Abstract

This article examines both the similarities and differences between the law of land and water in both a private law and constitutional law setting. The first critical difference is that the nature of the two resources differs enough such that exclusive rights for occupation usually sets the right framework for analyzing land use disputes, while a system of shared, correlative duties work best for water. Once these baselines are established, it follows that an accurate rendition of the constitutional law issues necessarily rests on the proper articulation of private law rules of adjudication. Unless those efficient private rules are used as a baseline for constitutional adjudication, it becomes impossible to explain which government actions result simply in a mere loss of economic value and which government actions generate losses that require compensation. Parties can engage in wasteful political arbitrage without limitation.In dealing with the private law issues, the first step is to develop principles of parity between private claimants, to the extent that this approach is physically possible. The second step then picks the set of rules that maximizes the overall utility of all parties concerned, subject to the parity constraint. This system must yield to reasonableness considerations when the conditions of physical parity cannot be satisfied, which covers all cases of dispute between upper and lower owners of land, as well as upstream and downstream riparians. In both these settings, the objective is to create, whenever possible, rules that treat the last element of loss to one party equal to the last element of gain of the next.Using these natural law baselines produces by and large efficient results in private disputes. The rejection of these rules in the takings context in both land and water cases yields the opposite result, by conceding far too much power to state authorities in both land and water cases.
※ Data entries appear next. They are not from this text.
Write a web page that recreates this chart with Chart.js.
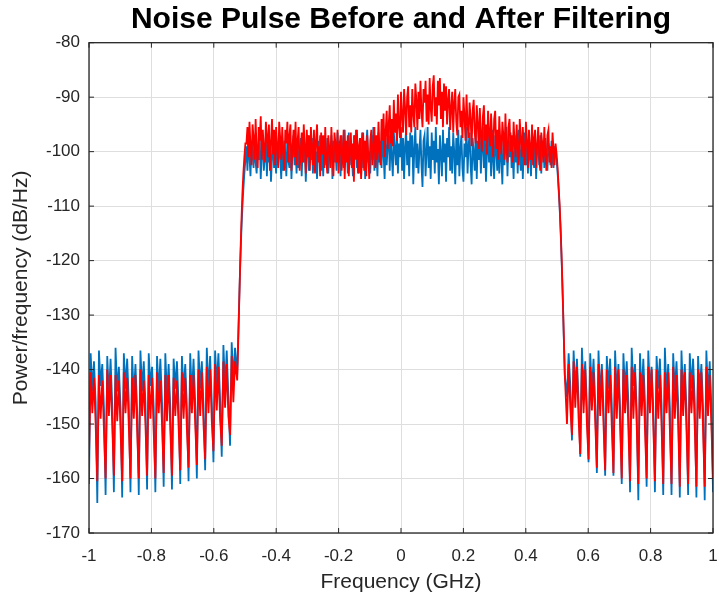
<!DOCTYPE html>
<html>
<head>
<meta charset="utf-8">
<title>Noise Pulse Before and After Filtering</title>
<script src="https://cdn.jsdelivr.net/npm/chart.js@4.4.1/dist/chart.umd.min.js"></script>
<style>
  html, body { margin: 0; padding: 0; background: #fff; }
  #plot { display: block; }
</style>
</head>
<body>
<canvas id="plot" width="719" height="601"></canvas>
<script>
// frequency spans (GHz) of the three sampled segments: lower stopband, passband + edges, upper stopband
const combLeftSpan = [-1, -0.532];
const bandSpan = [-0.525, 0.525];
const combRightSpan = [0.532, 1];

// power spectral density (dB/Hz) before filtering
const blueCombLeft = [
  -161, -137, -144, -138.5, -146,
  -164.5, -136.5, -143, -139, -147,
  -163, -137.5, -145, -138, -146.5,
  -162.5, -136, -144, -139.5, -147,
  -163.5, -137, -143.5, -138, -146,
  -162.5, -137.5, -145, -139, -147.5,
  -163, -136.5, -144, -138.5, -146,
  -162, -137, -143, -139.5, -147,
  -162.5, -137.5, -144.5, -138, -146,
  -161.5, -137, -145, -139, -147,
  -162, -138, -143.5, -138.5, -146.5,
  -161, -137.5, -144, -139, -147,
  -160.5, -137, -145, -138, -146,
  -160, -136.5, -143.5, -138.5, -146.5,
  -158.5, -136, -144, -137.5, -146,
  -157, -136.5, -143, -137, -145.5,
  -156, -135.5, -143.5, -136.5, -145,
  -154, -135, -142, -136
];
const blueBand = [
  -141, -134, -127, -120.5, -115, -110.5, -107, -104, -101.5,
  -99, -103.5, -97.5, -101, -104.5, -98, -100.5, -103, -97, -102,
  -104, -99, -101.5, -97.5, -105, -100, -98.5, -103.5, -101, -97,
  -104.5, -99.5, -102, -98, -105.5, -101, -97.5, -103, -100, -104,
  -98.5, -102.5, -97, -101, -105, -99, -103.5, -98, -100.5, -104.5,
  -97.5, -101.5, -103, -98.5, -105, -100, -97, -102.5, -99.5, -104,
  -98, -103, -100.5, -97.5, -104.5, -99, -102, -98.5, -105.5, -100,
  -97, -103.5, -99.5, -101.5, -97.5, -104, -98.5, -102.5, -100, -105,
  -98, -101, -97, -103.5, -99, -104.5, -98.5, -100.5, -102.5, -97.5,
  -104, -99.5, -101, -97, -105, -98, -102, -99.5, -103.5, -96.5,
  -102, -98, -104.5, -97, -100.5, -103, -96, -101.5, -99, -104,
  -96.5, -102.5, -98.5, -100, -104.5, -97, -101, -96, -103, -99.5,
  -104, -97.5, -101.5, -96.5, -103, -98, -105, -99, -96, -102,
  -100, -104, -97, -101.5, -95.5, -103.5, -98.5, -100.5, -104.5, -96.5,
  -102, -98, -103, -96, -100.5, -105, -97.5, -102.5, -99, -95.5,
  -103.5, -97, -101, -104.5, -96.5, -99.5, -102.5, -96, -104, -98.5,
  -101, -95.5, -103.5, -97.5, -105, -99, -96, -102.5, -98, -104.5,
  -96.5, -101, -97, -106, -99.5, -95.5, -103, -98.5, -104, -100,
  -96, -102.5, -106.5, -98, -97, -104.5, -100, -95.5, -103, -99,
  -105, -96.5, -101.5, -98, -104, -95.5, -102, -99.5, -106, -97,
  -100.5, -104.5, -96, -102, -98.5, -105.5, -97.5, -101, -95.5, -103.5,
  -99, -104, -96.5, -100, -106, -97.5, -102.5, -96, -104.5, -99.5,
  -97, -103, -105.5, -98.5, -101, -95.5, -104, -99, -96.5, -102.5,
  -106, -97.5, -100.5, -103.5, -96, -105, -98, -101.5, -96.5, -104,
  -99.5, -95.5, -103, -97.5, -105.5, -100, -96.5, -102, -98.5, -104.5,
  -96, -101.5, -105, -97, -99.5, -103.5, -96.5, -104, -98, -101,
  -106, -97, -102.5, -99, -95.5, -104.5, -98, -101, -96.5, -103,
  -100, -105, -97, -102, -98.5, -104, -96, -100.5, -103.5, -97.5,
  -105, -99, -96.5, -102.5, -98, -104, -97, -101, -104.5, -97.5,
  -100, -103, -97.5, -105, -99, -98, -102.5, -97, -104, -99.5,
  -98, -103, -97.5, -101, -103.5, -98.5, -100, -102.5, -98, -101.5,
  -103, -99, -100.5,
  -101.5, -104, -107, -110.5, -115, -120.5, -127, -134, -141
];
const blueCombRight = [
  -145, -137, -143,
  -153, -136.5, -144, -138, -146,
  -156, -136, -143.5, -138.5, -147,
  -157, -137, -144, -138, -146,
  -159, -136.5, -145, -139, -147,
  -159.5, -137.5, -143.5, -138, -146.5,
  -159.5, -136.5, -144.5, -139, -147,
  -161, -137, -144, -138.5, -146,
  -162.5, -136, -143, -139, -147.5,
  -164, -137, -145, -138, -146,
  -161.5, -136.5, -144, -139.5, -147,
  -162.5, -137.5, -143.5, -138, -146.5,
  -163, -136, -144.5, -139, -147,
  -163, -137, -144, -138.5, -146,
  -163.5, -136.5, -145, -139, -147.5,
  -163, -137, -143.5, -138, -146,
  -163.5, -137.5, -144, -139, -147,
  -164, -136.5, -145, -138.5, -146.5,
  -162.5
];

// power spectral density (dB/Hz) after filtering
const redCombLeft = [
  -156, -140.5, -148, -141.5, -150,
  -160.5, -141, -149, -142, -151,
  -160, -140, -148.5, -141, -150,
  -159.5, -141, -149.5, -142, -151,
  -160.5, -140.5, -148, -141.5, -150.5,
  -160, -141.5, -149, -141, -151,
  -160, -140, -148.5, -142, -150,
  -159.5, -141, -149, -141.5, -151.5,
  -160, -140.5, -148, -142, -150,
  -159, -141, -149.5, -141, -151,
  -159.5, -141.5, -148.5, -142, -150.5,
  -158.5, -140.5, -149, -141.5, -151,
  -158, -141, -148, -141, -150,
  -157.5, -140, -148.5, -140.5, -150,
  -156.5, -139.5, -148, -140, -149.5,
  -155, -139, -147.5, -139.5, -149,
  -154, -138.5, -147, -139, -148.5,
  -152, -137.5, -146, -138.5
];
const redBand = [
  -142, -135, -127.5, -120, -113.5, -108, -104, -101, -98.5,
  -98.5, -95.5, -101, -94.5, -99, -102.5, -95, -97.5, -101.5, -94,
  -100, -103, -95.5, -98, -93.5, -101.5, -96, -99.5, -102, -94.5,
  -97, -101, -95, -103.5, -98.5, -94, -100.5, -96, -102.5, -95.5,
  -99, -103, -94.5, -97.5, -101.5, -95.5, -100, -103.5, -96, -98.5,
  -94.5, -102, -97, -95, -103.5, -99.5, -96, -101, -94.5, -102.5,
  -98, -95.5, -103.5, -100, -96.5, -102, -95, -99, -104, -96,
  -101, -97, -103.5, -95.5, -99.5, -102.5, -96, -104, -98, -95,
  -102, -99, -104.5, -96.5, -100.5, -97, -103, -95.5, -101.5, -104,
  -97, -99.5, -103, -95.5, -101, -104.5, -96.5, -98.5, -102, -96,
  -104, -99, -97, -103.5, -100.5, -96, -105, -98, -102, -97,
  -104.5, -100, -96.5, -103, -98.5, -105.5, -97, -101.5, -96, -104,
  -99, -97.5, -105, -101, -96.5, -103.5, -98, -104.5, -97, -100.5,
  -105, -98, -96, -102.5, -99.5, -95.5, -103, -97, -101.5, -94.5,
  -100, -102.5, -94, -98, -93, -101, -96.5, -92.5, -99.5, -95,
  -91.5, -98.5, -94, -99, -90.5, -96.5, -93, -98, -89.5, -95.5,
  -97.5, -89, -93.5, -96.5, -88.5, -92, -97, -90, -88, -95.5,
  -91.5, -96.5, -88.5, -93, -95.5, -87.5, -90.5, -96, -89, -94,
  -87, -92.5, -95.5, -88.5, -91, -87, -94.5, -89.5, -95, -86.5,
  -92, -94.5, -88, -86, -93.5, -90, -95, -87, -91.5, -86.5,
  -94, -89, -95.5, -87.5, -92.5, -88, -95, -90.5, -88.5, -96,
  -92, -89, -96.5, -91, -88.5, -94.5, -97, -90, -89.5, -95.5,
  -92.5, -97.5, -90, -93.5, -98, -89.5, -95, -97.5, -91, -94,
  -99, -92.5, -90.5, -96.5, -98.5, -91.5, -95, -99.5, -92, -97,
  -100, -93.5, -91.5, -98, -95, -100.5, -92.5, -96.5, -99, -93,
  -97.5, -101, -94, -92.5, -99.5, -96, -101.5, -93.5, -98, -100.5,
  -94.5, -97, -101.5, -93, -99, -102, -95.5, -94, -100, -97,
  -102, -94.5, -98.5, -101, -95, -99.5, -102.5, -94, -97.5, -101,
  -95.5, -100, -102.5, -94.5, -98, -103, -96, -99.5, -101.5, -95,
  -102.5, -97.5, -96, -103, -99, -95.5, -101, -103.5, -96.5, -98.5,
  -102, -95.5, -100.5, -103.5, -97, -96, -102, -99, -103, -96.5,
  -99.5, -102.5, -98.5,
  -100.5, -103, -106.5, -110, -114.5, -120, -126.5, -133.5, -141
];
const redCombRight = [
  -150, -139, -147,
  -152, -138.5, -147, -139.5, -149,
  -155.5, -139, -148, -140, -150,
  -156.5, -139.5, -147.5, -140.5, -149.5,
  -158, -139, -148.5, -140, -150,
  -158.5, -140, -148, -141, -150.5,
  -159, -139.5, -149, -140, -150,
  -160, -140, -148, -141, -151,
  -160.5, -139.5, -149, -140.5, -150,
  -161, -140.5, -148.5, -141, -151,
  -160, -139.5, -148, -140, -150,
  -160.5, -140, -149, -141, -150.5,
  -161, -140.5, -148, -140.5, -151,
  -161, -139.5, -149, -141, -150,
  -161.5, -140, -148.5, -140.5, -151,
  -161, -140.5, -148, -141, -150.5,
  -161.5, -140, -149, -140.5, -151,
  -161.5, -139.5, -148.5, -141, -150,
  -160
];

const xTickValues = [-1, -0.8, -0.6, -0.4, -0.2, 0, 0.2, 0.4, 0.6, 0.8, 1];
const yTickValues = [-170, -160, -150, -140, -130, -120, -110, -100, -90, -80];

const axisInk = '#262626';
const gridInk = '#dedede';
const fontFamily = "'Liberation Sans', Arial, Helvetica, sans-serif";

// evenly spaced frequency bins across a span
function spread(span, values) {
  const step = (span[1] - span[0]) / (values.length - 1);
  return values.map((v, i) => ({ x: span[0] + i * step, y: v }));
}

const blueData = [
  ...spread(combLeftSpan, blueCombLeft),
  ...spread(bandSpan, blueBand),
  ...spread(combRightSpan, blueCombRight)
];
const redData = [
  ...spread(combLeftSpan, redCombLeft),
  ...spread(bandSpan, redBand),
  ...spread(combRightSpan, redCombRight)
];

// MATLAB-style box with inward ticks on all four sides
const boxAxes = {
  id: 'boxAxes',
  afterDatasetsDraw(chart) {
    const { ctx, chartArea: a, scales: { x, y } } = chart;
    const len = 5;
    ctx.save();
    ctx.strokeStyle = axisInk;
    ctx.lineWidth = 1;
    ctx.beginPath();
    x.ticks.forEach(t => {
      const px = x.getPixelForValue(t.value);
      ctx.moveTo(px, a.bottom); ctx.lineTo(px, a.bottom - len);
      ctx.moveTo(px, a.top); ctx.lineTo(px, a.top + len);
    });
    y.ticks.forEach(t => {
      const py = y.getPixelForValue(t.value);
      ctx.moveTo(a.left, py); ctx.lineTo(a.left + len, py);
      ctx.moveTo(a.right, py); ctx.lineTo(a.right - len, py);
    });
    ctx.stroke();
    ctx.lineWidth = 1.3;
    ctx.strokeRect(a.left, a.top, a.right - a.left, a.bottom - a.top);
    ctx.restore();
  }
};

const fmt = v => String(parseFloat(Number(v).toFixed(1)));

new Chart(document.getElementById('plot'), {
  type: 'line',
  data: {
    datasets: [
      {
        label: 'After filtering',
        data: redData,
        borderColor: '#ff0000',
        borderWidth: 1.8,
        pointRadius: 0,
        tension: 0,
        order: 0
      },
      {
        label: 'Before filtering',
        data: blueData,
        borderColor: '#0072bd',
        borderWidth: 1.8,
        pointRadius: 0,
        tension: 0,
        order: 1
      }
    ]
  },
  options: {
    responsive: false,
    animation: false,
    parsing: false,
    normalized: true,
    layout: { padding: { left: 0, right: 6, top: 0, bottom: 0 } },
    plugins: {
      legend: { display: false },
      tooltip: { enabled: false },
      title: {
        display: true,
        fullSize: false,
        text: 'Noise Pulse Before and After Filtering',
        color: '#000',
        font: { family: fontFamily, size: 30, weight: 'bold', lineHeight: 1 },
        padding: { top: 5, bottom: 7.7 }
      }
    },
    scales: {
      x: {
        type: 'linear',
        min: -1,
        max: 1,
        afterBuildTicks: s => { s.ticks = xTickValues.map(v => ({ value: v })); },
        afterFit: s => { s.height = 68; s.paddingLeft = 0; s.paddingRight = 0; },
        ticks: {
          color: axisInk,
          font: { family: fontFamily, size: 17 },
          padding: 13,
          maxRotation: 0,
          autoSkip: false,
          callback: fmt
        },
        grid: { color: gridInk, drawTicks: false },
        border: { display: false },
        title: {
          display: true,
          text: 'Frequency (GHz)',
          color: axisInk,
          font: { family: fontFamily, size: 21 },
          padding: { top: 0, bottom: 6 }
        }
      },
      y: {
        type: 'linear',
        min: -170,
        max: -80,
        afterBuildTicks: s => { s.ticks = yTickValues.map(v => ({ value: v })); },
        afterFit: s => { s.width = 89; },
        ticks: {
          color: axisInk,
          font: { family: fontFamily, size: 17 },
          padding: 9,
          autoSkip: false,
          callback: fmt
        },
        grid: { color: gridInk, drawTicks: false },
        border: { display: false },
        title: {
          display: true,
          text: 'Power/frequency (dB/Hz)',
          color: axisInk,
          font: { family: fontFamily, size: 21 },
          padding: { top: 9, bottom: 0 }
        }
      }
    }
  },
  plugins: [boxAxes]
});
</script>
</body>
</html>
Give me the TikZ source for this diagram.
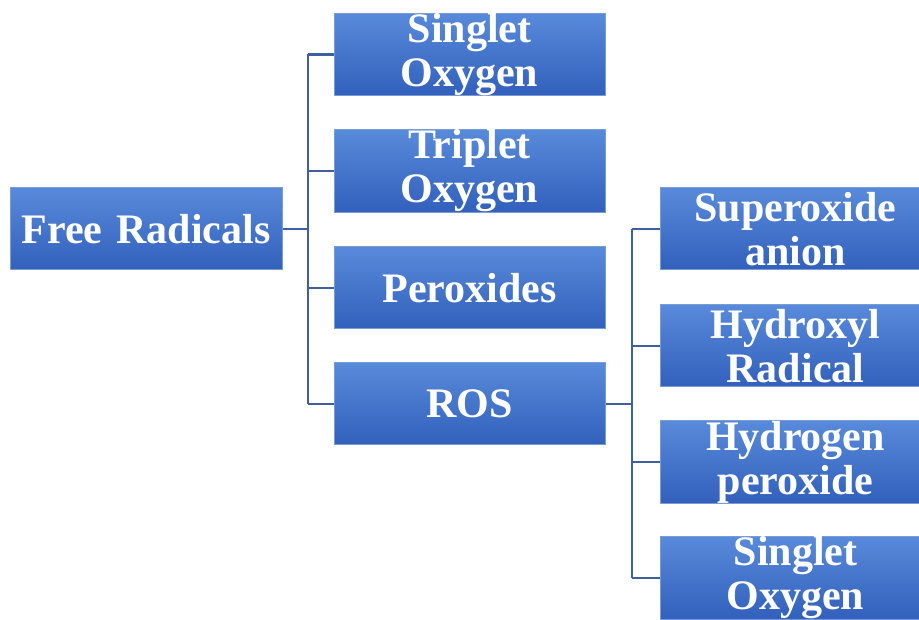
\documentclass[tikz,border=0pt]{standalone}
\usepackage{fontspec}
\setmainfont{Liberation Serif}
\definecolor{boxtop}{RGB}{88,138,218}
\definecolor{boxbot}{RGB}{50,96,188}
\definecolor{boxline}{RGB}{120,156,212}
\definecolor{connline}{RGB}{62,96,160}
\tikzset{
  radbox/.style={rectangle,draw=boxline,line width=1pt,top color=boxtop,bottom color=boxbot,
    minimum width=271,minimum height=82,inner sep=0pt,text width=265,align=center,
    text=white,font=\fontsize{42}{44}\selectfont\bfseries},
  conn/.style={draw=connline,line width=2.4pt}
}
\begin{document}
\begin{tikzpicture}[x=1pt,y=1pt]
\useasboundingbox (0,0) rectangle (919,619);
\clip (0,0) rectangle (919,619);
\node[radbox,minimum width=272] (fr) at (146,390) {Free Radicals};
\node[radbox] (so) at (469.5,564.5) {Singlet\\Oxygen};
\node[radbox] (to) at (469.5,448) {Triplet\\Oxygen};
\node[radbox] (px) at (469.5,331) {Peroxides};
\node[radbox] (ros) at (469.5,215) {ROS};
\node[radbox] (sa) at (795.5,390) {Superoxide\\anion};
\node[radbox] (hr) at (795.5,273) {Hydroxyl\\Radical};
\node[radbox] (hp) at (795.5,157) {Hydrogen\\peroxide};
\node[radbox] (sx) at (795.5,41) {Singlet\\Oxygen};
\coordinate (ta) at (308,390);
\coordinate (tb) at (632,215);
\draw[conn] (fr.east) -- (ta);
\draw[conn] (ta |- so.west) -- (ta |- ros.west);
\foreach \n in {so,to,px,ros}
  \draw[conn] (ta |- \n.west) -- (\n.west);
\draw[conn] (ros.east) -- (tb);
\draw[conn] (tb |- sa.west) -- (tb |- sx.west);
\foreach \n in {sa,hr,hp,sx}
  \draw[conn] (tb |- \n.west) -- (\n.west);
\end{tikzpicture}
\end{document}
It is no mistake that the modern law of regulatory takings for land, as developed in the 1978 Penn Central case, explicitly rests on the same intellectual confusions about property rights and economic losses that underlie the 1944 Willow River case, dealing with water rights. The only rationalization of both areas of law requires that the constitutional protection of private property start with the definitions of private property that have worked so well in practice under the natural law traditions of private law.